Similar to this code snippet that lists the memory usage of objects in the local R
environment, is there a similar command to see the memory of DataFrames available in a Spark connection? E.g. Something similar to src_tbls(sc)
, that currently only lists all DataFrames but not the memory usage.
First of all you have to remember that data structures used in Spark are by default lazy. Unless there are cached there is not data related storage overhead.

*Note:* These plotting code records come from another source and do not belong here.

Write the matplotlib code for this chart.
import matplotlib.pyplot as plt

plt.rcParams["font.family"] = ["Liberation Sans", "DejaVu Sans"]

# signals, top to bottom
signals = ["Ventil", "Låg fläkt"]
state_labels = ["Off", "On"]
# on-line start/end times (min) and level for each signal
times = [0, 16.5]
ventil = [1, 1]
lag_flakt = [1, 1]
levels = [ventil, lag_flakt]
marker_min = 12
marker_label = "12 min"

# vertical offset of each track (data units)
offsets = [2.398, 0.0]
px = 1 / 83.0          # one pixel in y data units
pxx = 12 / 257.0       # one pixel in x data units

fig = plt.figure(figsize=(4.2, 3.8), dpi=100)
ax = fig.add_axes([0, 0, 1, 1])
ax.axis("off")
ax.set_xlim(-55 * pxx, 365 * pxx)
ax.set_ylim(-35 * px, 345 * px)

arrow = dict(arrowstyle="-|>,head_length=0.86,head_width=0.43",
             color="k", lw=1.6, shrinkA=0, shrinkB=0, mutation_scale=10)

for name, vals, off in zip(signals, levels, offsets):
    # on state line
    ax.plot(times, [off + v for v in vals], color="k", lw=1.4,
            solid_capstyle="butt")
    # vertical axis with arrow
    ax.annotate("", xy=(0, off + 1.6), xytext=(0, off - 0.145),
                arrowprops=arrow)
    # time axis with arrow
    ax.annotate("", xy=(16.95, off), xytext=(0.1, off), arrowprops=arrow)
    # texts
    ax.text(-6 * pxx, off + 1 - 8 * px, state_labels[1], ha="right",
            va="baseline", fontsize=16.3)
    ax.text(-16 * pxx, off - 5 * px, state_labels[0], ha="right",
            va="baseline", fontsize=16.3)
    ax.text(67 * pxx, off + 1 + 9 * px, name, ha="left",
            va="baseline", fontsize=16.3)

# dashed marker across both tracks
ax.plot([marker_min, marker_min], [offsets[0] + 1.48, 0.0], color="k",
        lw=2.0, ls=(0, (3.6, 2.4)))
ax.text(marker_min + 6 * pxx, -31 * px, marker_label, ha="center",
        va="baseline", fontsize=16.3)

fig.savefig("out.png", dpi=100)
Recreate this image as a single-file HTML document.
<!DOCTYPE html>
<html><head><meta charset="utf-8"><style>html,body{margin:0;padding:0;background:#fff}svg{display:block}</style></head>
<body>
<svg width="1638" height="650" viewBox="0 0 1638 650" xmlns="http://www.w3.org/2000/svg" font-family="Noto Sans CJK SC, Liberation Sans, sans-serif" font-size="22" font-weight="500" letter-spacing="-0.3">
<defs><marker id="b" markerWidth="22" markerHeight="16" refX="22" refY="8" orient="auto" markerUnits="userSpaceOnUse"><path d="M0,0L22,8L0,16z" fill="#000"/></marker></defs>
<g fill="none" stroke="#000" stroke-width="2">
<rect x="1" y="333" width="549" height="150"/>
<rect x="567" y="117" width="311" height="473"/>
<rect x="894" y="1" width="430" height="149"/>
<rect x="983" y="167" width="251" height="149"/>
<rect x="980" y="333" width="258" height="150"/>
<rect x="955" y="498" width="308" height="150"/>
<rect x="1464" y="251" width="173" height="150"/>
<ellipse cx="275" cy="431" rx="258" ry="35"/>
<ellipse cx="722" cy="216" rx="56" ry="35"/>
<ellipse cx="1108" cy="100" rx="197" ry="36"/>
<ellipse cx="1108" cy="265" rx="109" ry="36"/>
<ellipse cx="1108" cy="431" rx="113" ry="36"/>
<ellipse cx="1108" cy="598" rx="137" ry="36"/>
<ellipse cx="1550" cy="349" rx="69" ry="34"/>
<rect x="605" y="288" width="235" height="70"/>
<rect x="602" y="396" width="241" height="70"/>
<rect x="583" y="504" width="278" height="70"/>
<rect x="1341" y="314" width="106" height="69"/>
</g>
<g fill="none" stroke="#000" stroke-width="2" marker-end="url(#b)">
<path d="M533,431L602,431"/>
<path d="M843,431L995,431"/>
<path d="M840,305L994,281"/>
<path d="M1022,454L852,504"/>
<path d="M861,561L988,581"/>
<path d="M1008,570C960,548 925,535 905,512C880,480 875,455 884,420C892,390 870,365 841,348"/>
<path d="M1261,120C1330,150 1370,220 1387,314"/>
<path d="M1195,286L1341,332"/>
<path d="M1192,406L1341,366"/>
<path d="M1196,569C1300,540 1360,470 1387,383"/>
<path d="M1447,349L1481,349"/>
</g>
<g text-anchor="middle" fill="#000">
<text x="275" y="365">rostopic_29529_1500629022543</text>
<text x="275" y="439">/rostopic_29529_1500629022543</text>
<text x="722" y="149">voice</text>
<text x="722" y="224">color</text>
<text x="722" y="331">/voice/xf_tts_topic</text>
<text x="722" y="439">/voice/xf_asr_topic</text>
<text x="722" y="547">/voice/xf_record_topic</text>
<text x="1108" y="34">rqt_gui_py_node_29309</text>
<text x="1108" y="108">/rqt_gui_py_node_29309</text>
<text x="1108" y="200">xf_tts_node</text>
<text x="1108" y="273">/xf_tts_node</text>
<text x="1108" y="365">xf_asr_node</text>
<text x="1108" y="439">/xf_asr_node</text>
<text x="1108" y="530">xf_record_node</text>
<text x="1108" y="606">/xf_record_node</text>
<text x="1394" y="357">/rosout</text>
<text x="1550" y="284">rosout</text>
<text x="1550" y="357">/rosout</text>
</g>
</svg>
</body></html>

Cache itself is ephemeral - depending on StorageLevel
data can be evicted, lost as a result of a failure or when node is decommissioned.
You also have to remember to SQL uses compressed columnar storage, so memory usage might be affected by the distribution of the data.
If you're interested in total memory usage as seen by the operating system you should rather use a proper monitoring solution, like Ganglia or Munin.
That being said one can access information about the current status using SparkContext
:
sc <- spark_connect(...)
sc %>%
spark_context %>%
invoke("getRDDStorageInfo")
or by querying Spark UI:
url <- sc %>% spark_context %>% invoke("uiWebUrl") %>% invoke("get")
browseURL(paste(url, "storage", sep="/"))
or REST API:
app_id <- sc %>% spark_context %>% invoke("applicationId")
httr::GET(paste(
url, "api", "v1", "applications", app_id, "storage", "rdd", sep="/"
))